### [EXERCISE DESCRIPTION]
Extract the full listing verbatim and drop any pictures from your copy.
'''
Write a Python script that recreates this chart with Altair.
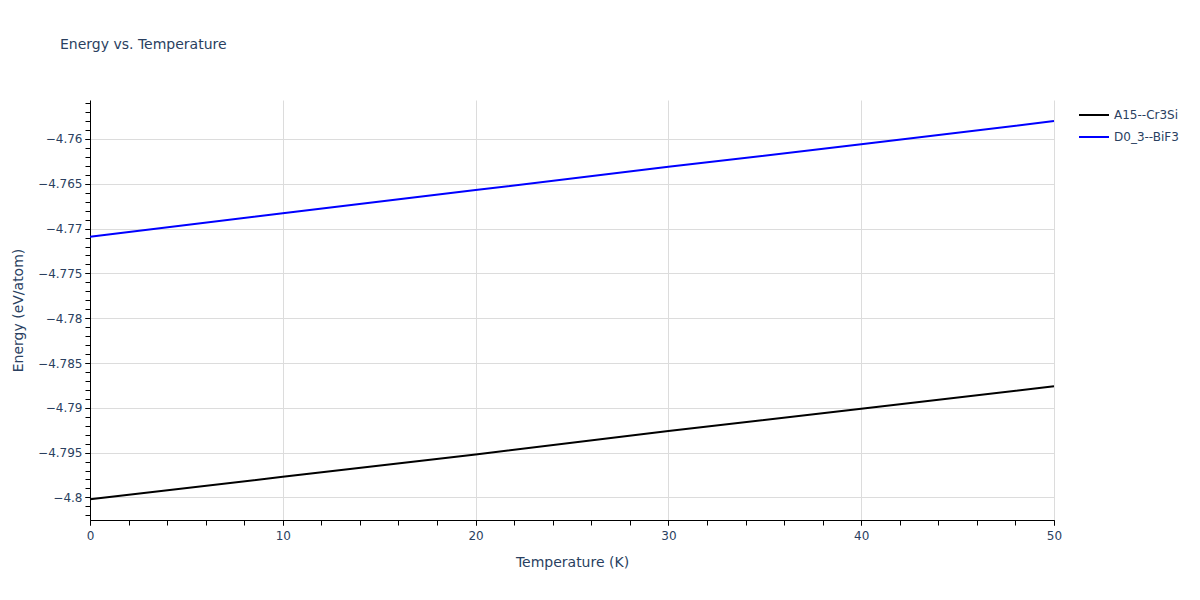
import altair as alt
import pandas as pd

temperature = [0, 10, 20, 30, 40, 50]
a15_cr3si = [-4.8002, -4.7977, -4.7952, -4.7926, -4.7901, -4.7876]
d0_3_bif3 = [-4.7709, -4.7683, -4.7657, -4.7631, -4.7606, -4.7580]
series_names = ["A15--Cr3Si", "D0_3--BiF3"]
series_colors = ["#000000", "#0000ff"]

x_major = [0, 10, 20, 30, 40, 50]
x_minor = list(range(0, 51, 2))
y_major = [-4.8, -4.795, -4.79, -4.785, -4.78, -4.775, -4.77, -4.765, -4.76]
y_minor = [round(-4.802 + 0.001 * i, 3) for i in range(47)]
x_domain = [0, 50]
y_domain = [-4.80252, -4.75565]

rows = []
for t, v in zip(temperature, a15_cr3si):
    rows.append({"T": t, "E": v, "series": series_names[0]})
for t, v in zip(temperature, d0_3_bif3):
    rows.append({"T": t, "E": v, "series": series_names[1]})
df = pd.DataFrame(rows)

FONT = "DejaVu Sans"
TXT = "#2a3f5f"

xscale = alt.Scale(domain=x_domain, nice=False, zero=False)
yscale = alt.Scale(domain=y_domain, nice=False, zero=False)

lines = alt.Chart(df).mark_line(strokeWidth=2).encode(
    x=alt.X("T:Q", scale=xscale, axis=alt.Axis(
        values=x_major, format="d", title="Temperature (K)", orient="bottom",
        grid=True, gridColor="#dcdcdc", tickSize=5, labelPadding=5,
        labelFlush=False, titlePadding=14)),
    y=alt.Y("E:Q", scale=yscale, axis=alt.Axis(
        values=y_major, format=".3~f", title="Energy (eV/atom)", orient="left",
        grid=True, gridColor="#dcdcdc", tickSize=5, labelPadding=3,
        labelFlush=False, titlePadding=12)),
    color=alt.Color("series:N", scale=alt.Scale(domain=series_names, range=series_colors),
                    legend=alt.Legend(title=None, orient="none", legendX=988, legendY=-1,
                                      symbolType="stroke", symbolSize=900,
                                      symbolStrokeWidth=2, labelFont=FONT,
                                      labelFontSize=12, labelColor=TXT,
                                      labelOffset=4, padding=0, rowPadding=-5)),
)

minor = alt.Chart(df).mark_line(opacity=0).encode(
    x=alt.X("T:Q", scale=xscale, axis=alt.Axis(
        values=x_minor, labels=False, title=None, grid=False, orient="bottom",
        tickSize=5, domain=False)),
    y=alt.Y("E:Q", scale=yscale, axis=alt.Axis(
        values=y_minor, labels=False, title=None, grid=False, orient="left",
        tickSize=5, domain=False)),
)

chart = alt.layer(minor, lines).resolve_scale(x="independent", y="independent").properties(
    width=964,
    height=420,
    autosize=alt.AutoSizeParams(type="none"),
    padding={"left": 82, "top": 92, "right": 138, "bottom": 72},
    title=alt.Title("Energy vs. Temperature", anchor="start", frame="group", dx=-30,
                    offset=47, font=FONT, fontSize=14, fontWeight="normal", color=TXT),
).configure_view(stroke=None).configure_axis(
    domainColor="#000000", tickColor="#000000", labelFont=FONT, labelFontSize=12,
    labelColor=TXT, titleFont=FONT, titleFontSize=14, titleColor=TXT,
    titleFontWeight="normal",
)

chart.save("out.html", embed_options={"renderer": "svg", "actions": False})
'''
### [ANSWER TO THE TASK]
Write a Python script that recreates this chart with Altair.
import altair as alt
import pandas as pd

temperature = [0, 10, 20, 30, 40, 50]
a15_cr3si = [-4.8002, -4.7977, -4.7952, -4.7926, -4.7901, -4.7876]
d0_3_bif3 = [-4.7709, -4.7683, -4.7657, -4.7631, -4.7606, -4.7580]
series_names = ["A15--Cr3Si", "D0_3--BiF3"]
series_colors = ["#000000", "#0000ff"]

x_major = [0, 10, 20, 30, 40, 50]
x_minor = list(range(0, 51, 2))
y_major = [-4.8, -4.795, -4.79, -4.785, -4.78, -4.775, -4.77, -4.765, -4.76]
y_minor = [round(-4.802 + 0.001 * i, 3) for i in range(47)]
x_domain = [0, 50]
y_domain = [-4.80252, -4.75565]

rows = []
for t, v in zip(temperature, a15_cr3si):
    rows.append({"T": t, "E": v, "series": series_names[0]})
for t, v in zip(temperature, d0_3_bif3):
    rows.append({"T": t, "E": v, "series": series_names[1]})
df = pd.DataFrame(rows)

FONT = "DejaVu Sans"
TXT = "#2a3f5f"

xscale = alt.Scale(domain=x_domain, nice=False, zero=False)
yscale = alt.Scale(domain=y_domain, nice=False, zero=False)

lines = alt.Chart(df).mark_line(strokeWidth=2).encode(
    x=alt.X("T:Q", scale=xscale, axis=alt.Axis(
        values=x_major, format="d", title="Temperature (K)", orient="bottom",
        grid=True, gridColor="#dcdcdc", tickSize=5, labelPadding=5,
        labelFlush=False, titlePadding=14)),
    y=alt.Y("E:Q", scale=yscale, axis=alt.Axis(
        values=y_major, format=".3~f", title="Energy (eV/atom)", orient="left",
        grid=True, gridColor="#dcdcdc", tickSize=5, labelPadding=3,
        labelFlush=False, titlePadding=12)),
    color=alt.Color("series:N", scale=alt.Scale(domain=series_names, range=series_colors),
                    legend=alt.Legend(title=None, orient="none", legendX=988, legendY=-1,
                                      symbolType="stroke", symbolSize=900,
                                      symbolStrokeWidth=2, labelFont=FONT,
                                      labelFontSize=12, labelColor=TXT,
                                      labelOffset=4, padding=0, rowPadding=-5)),
)

minor = alt.Chart(df).mark_line(opacity=0).encode(
    x=alt.X("T:Q", scale=xscale, axis=alt.Axis(
        values=x_minor, labels=False, title=None, grid=False, orient="bottom",
        tickSize=5, domain=False)),
    y=alt.Y("E:Q", scale=yscale, axis=alt.Axis(
        values=y_minor, labels=False, title=None, grid=False, orient="left",
        tickSize=5, domain=False)),
)

chart = alt.layer(minor, lines).resolve_scale(x="independent", y="independent").properties(
    width=964,
    height=420,
    autosize=alt.AutoSizeParams(type="none"),
    padding={"left": 82, "top": 92, "right": 138, "bottom": 72},
    title=alt.Title("Energy vs. Temperature", anchor="start", frame="group", dx=-30,
                    offset=47, font=FONT, fontSize=14, fontWeight="normal", color=TXT),
).configure_view(stroke=None).configure_axis(
    domainColor="#000000", tickColor="#000000", labelFont=FONT, labelFontSize=12,
    labelColor=TXT, titleFont=FONT, titleFontSize=14, titleColor=TXT,
    titleFontWeight="normal",
)

chart.save("out.html", embed_options={"renderer": "svg", "actions": False})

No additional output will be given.